GOAL
Copy all lines that contain the word "this".

::: DATA EXTRACT :::

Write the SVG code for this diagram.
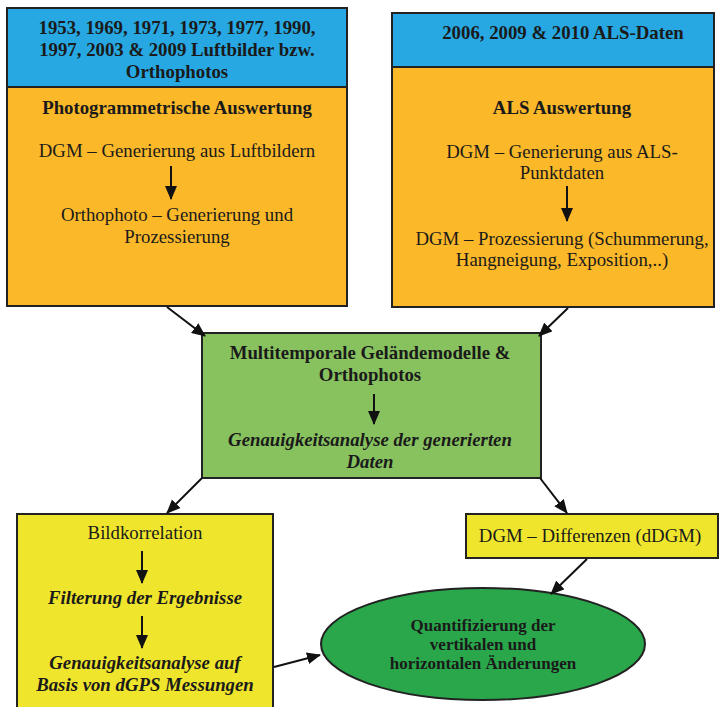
<svg xmlns="http://www.w3.org/2000/svg" width="720" height="707" viewBox="0 0 720 707">
<style>
.t{font-family:"Liberation Serif","Times New Roman",serif;font-size:18.8px;fill:#1a1a1a;text-anchor:middle}
.b{font-weight:bold}
.i{font-style:italic}
.box{stroke:#222;stroke-width:2}
.blue{fill:#27a8e2}
.orange{fill:#fbb829}
.green{fill:#88c25f}
.yellow{fill:#efe52c}
.ell{fill:#29a74a}
.c{stroke:#111;stroke-width:2;fill:none;marker-end:url(#ah)}
</style>
<defs>
<marker id="ah" markerUnits="userSpaceOnUse" markerWidth="14" markerHeight="12" refX="13" refY="6" orient="auto">
<path d="M0,0 L14,6 L0,12 z" fill="#111"/>
</marker>
</defs>
<rect width="720" height="707" fill="#fff"/>
<g id="left-top">
<rect class="box orange" x="7" y="8" width="340" height="298"/>
<rect class="box blue" x="7" y="8" width="340" height="79"/>
<text class="t b" x="177" y="34">1953, 1969, 1971, 1973, 1977, 1990,</text>
<text class="t b" x="177" y="56">1997, 2003 &amp; 2009 Luftbilder bzw.</text>
<text class="t b" x="177" y="78">Orthophotos</text>
<text class="t b" x="177" y="114">Photogrammetrische Auswertung</text>
<text class="t" x="177" y="157">DGM – Generierung aus Luftbildern</text>
<line class="c" x1="171" y1="166" x2="171" y2="199"/>
<text class="t" x="177" y="221">Orthophoto – Generierung und</text>
<text class="t" x="177" y="243">Prozessierung</text>
</g>
<g id="right-top">
<rect class="box orange" x="392" y="13" width="322" height="294"/>
<rect class="box blue" x="392" y="13" width="322" height="54"/>
<text class="t b" x="563" y="39">2006, 2009 &amp; 2010 ALS-Daten</text>
<text class="t b" x="562" y="114">ALS Auswertung</text>
<text class="t" x="562" y="158">DGM – Generierung aus ALS-</text>
<text class="t" x="562" y="179">Punktdaten</text>
<line class="c" x1="567" y1="186" x2="567" y2="221"/>
<text class="t" x="562" y="245">DGM – Prozessierung (Schummerung,</text>
<text class="t" x="562" y="266">Hangneigung, Exposition,..)</text>
</g>
<g id="center">
<rect class="box green" x="202" y="333" width="339" height="145"/>
<text class="t b" x="370" y="359">Multitemporale Geländemodelle &amp;</text>
<text class="t b" x="370" y="381">Orthophotos</text>
<line class="c" x1="374" y1="394" x2="374" y2="424"/>
<text class="t b i" x="370" y="446">Genauigkeitsanalyse der generierten</text>
<text class="t b i" x="370" y="468">Daten</text>
</g>
<g id="bildkorrelation">
<rect class="box yellow" x="17" y="514" width="256" height="200"/>
<text class="t" x="145" y="539">Bildkorrelation</text>
<line class="c" x1="142" y1="551" x2="142" y2="583"/>
<text class="t b i" x="145" y="604">Filterung der Ergebnisse</text>
<line class="c" x1="142" y1="616" x2="142" y2="648"/>
<text class="t b i" x="145" y="669">Genauigkeitsanalyse auf</text>
<text class="t b i" x="145" y="691">Basis von dGPS Messungen</text>
</g>
<g id="ddgm">
<rect class="box yellow" x="466" y="514" width="252" height="44"/>
<text class="t" x="590" y="542">DGM – Differenzen (dDGM)</text>
</g>
<g id="quantifizierung">
<ellipse class="box ell" cx="483" cy="644" rx="162" ry="56"/>
<text class="t b" style="font-size:17px" x="483" y="631">Quantifizierung der</text>
<text class="t b" style="font-size:17px" x="483" y="650">vertikalen und</text>
<text class="t b" style="font-size:17px" x="483" y="669">horizontalen Änderungen</text>
</g>
<g id="connectors">
<line class="c" x1="167" y1="307" x2="205" y2="336"/>
<line class="c" x1="568" y1="308" x2="539" y2="336"/>
<line class="c" x1="202" y1="478" x2="167" y2="513"/>
<line class="c" x1="540" y1="478" x2="567" y2="513"/>
<line class="c" x1="587" y1="559" x2="551" y2="594"/>
<line class="c" x1="274" y1="667" x2="320" y2="655"/>
</g>
</svg>
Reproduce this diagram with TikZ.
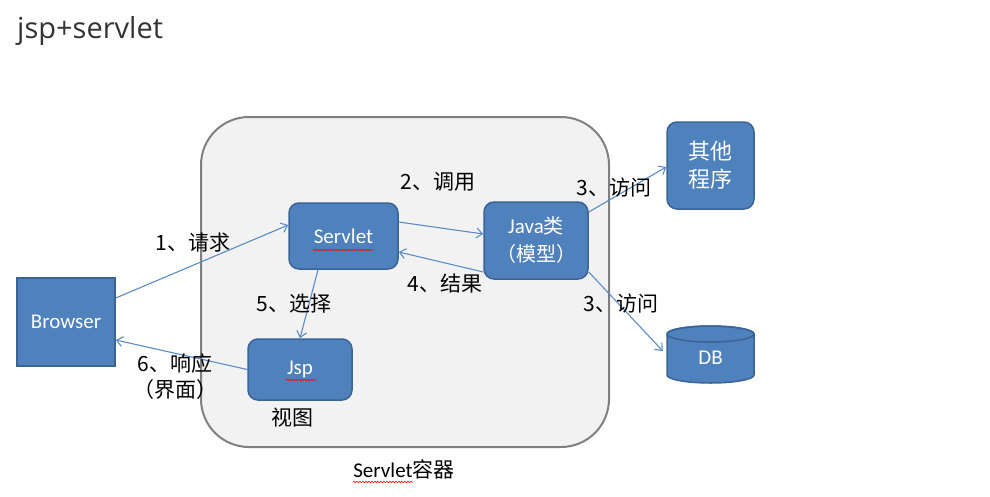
\documentclass[tikz,border=0pt]{standalone}
\usepackage{fontspec}
\setmainfont{Carlito}
\newfontfamily\cjk{Noto Sans CJK SC}
\newfontfamily\ttl{Open Sans}
\usetikzlibrary{calc,arrows.meta,decorations.pathmorphing}
\definecolor{boxfill}{HTML}{4F81BD}
\definecolor{boxborder}{HTML}{3A6396}
\definecolor{arrowc}{HTML}{5B8CC8}
\definecolor{contfill}{HTML}{F2F2F2}
\definecolor{contborder}{HTML}{808080}
\definecolor{titlec}{HTML}{333333}
\tikzset{
  box/.style={draw=boxborder, fill=boxfill, line width=1.5pt, text=white,
    font=\fontsize{21}{28}\selectfont, inner sep=0pt, align=center},
  rbox/.style={box, rounded corners=10pt},
  conn/.style={draw=arrowc, line width=1.1pt, -{Straight Barb[length=6pt,width=10pt]}},
  lbl/.style={font=\cjk\fontsize{21}{26}\selectfont, text=black, inner sep=0pt, align=center},
  squig/.style={draw=red, line width=0.6pt, decorate, decoration={snake, amplitude=0.8pt, segment length=3pt}}
}
\begin{document}
\begin{tikzpicture}[x=1pt,y=-1pt]
\useasboundingbox (0,0) rectangle (990,496);
% title
\node[anchor=west, font=\ttl\fontsize{29}{32}\selectfont, text=titlec, inner sep=0pt] (title) at (17,31) {jsp+servlet};
% container
\node[draw=contborder, fill=contfill, line width=2pt, rounded corners=48pt,
  minimum width=408pt, minimum height=330pt, inner sep=0pt] (cont) at (405,282) {};
% nodes
\node[box, minimum width=98pt, minimum height=88pt] (browser) at (66,322) {Browser};
\node[rbox, minimum width=109pt, minimum height=66pt] (servlet) at (343.5,236) {Servlet};
\node[rbox, minimum width=104pt, minimum height=77pt] (java) at (536,240.5) {Java{\cjk\fontsize{20}{28}\selectfont 类}\\{\cjk\fontsize{20}{28}\selectfont （模型）}};
\node[rbox, minimum width=104pt, minimum height=61pt] (jsp) at (300,369.5) {Jsp};
\node[rbox, minimum width=87pt, minimum height=87pt, font=\cjk\fontsize{22}{28}\selectfont] (other) at (710.5,165.5) {其他\\程序};
% DB cylinder
\draw[draw=boxborder, fill=boxfill, line width=1.5pt]
  (667,334) -- (667,375) arc[start angle=180, end angle=0, x radius=43.5, y radius=8]
  -- (754,334) arc[start angle=0, end angle=-180, x radius=43.5, y radius=8] -- cycle;
\draw[draw=boxborder, line width=1.5pt] (710.5,334) ellipse[x radius=43.5, y radius=8];
\node[minimum width=87pt, minimum height=57pt, inner sep=0pt, text=white, font=\fontsize{21}{24}\selectfont] (db) at (710.5,358) {DB};
% spell-check squiggles
\draw[squig] (313,250) -- (373,250);
\draw[squig] (286,380) -- (316,380);
\draw[squig] (353,482) -- (413,482);
% connectors
\draw[conn] ([yshift=24pt]browser.east) -- ([yshift=11pt]servlet.west);
\draw[conn] ([yshift=14pt]servlet.east) -- ([yshift=6.5pt]java.west);
\draw[conn] ([yshift=-31.5pt]java.west) -- ([yshift=-16pt]servlet.east);
\draw[conn] ([xshift=-25.5pt]servlet.south) -- (jsp.north);
\draw[conn] (jsp.west) -- ([yshift=-18pt]browser.east);
\draw[conn] ([yshift=28.5pt]java.east) -- ([yshift=-1.5pt]other.west);
\draw[conn] ([yshift=-31.5pt]java.east) -- ([xshift=-4pt,yshift=7pt]db.west);
% labels
\node[lbl] (l1) at (193,243) {1、请求};
\node[lbl] (l2) at (438,182) {2、调用};
\node[lbl] (l3a) at (614,188) {3、访问};
\node[lbl] (l4) at (445,284) {4、结果};
\node[lbl] (l3b) at (621,304) {3、访问};
\node[lbl] (l5) at (294,304) {5、选择};
\node[lbl] (l6) at (175,377) {6、响应\\（界面）};
\node[lbl] (lview) at (292,418) {视图};
\node[inner sep=0pt, font=\fontsize{21}{24}\selectfont] (lcont) at (404,469) {Servlet{\cjk 容器}};
\end{tikzpicture}
\end{document}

:::

EXERCISE RESPONSE
Write the SVG code for this diagram.
Reproduce this diagram with TikZ.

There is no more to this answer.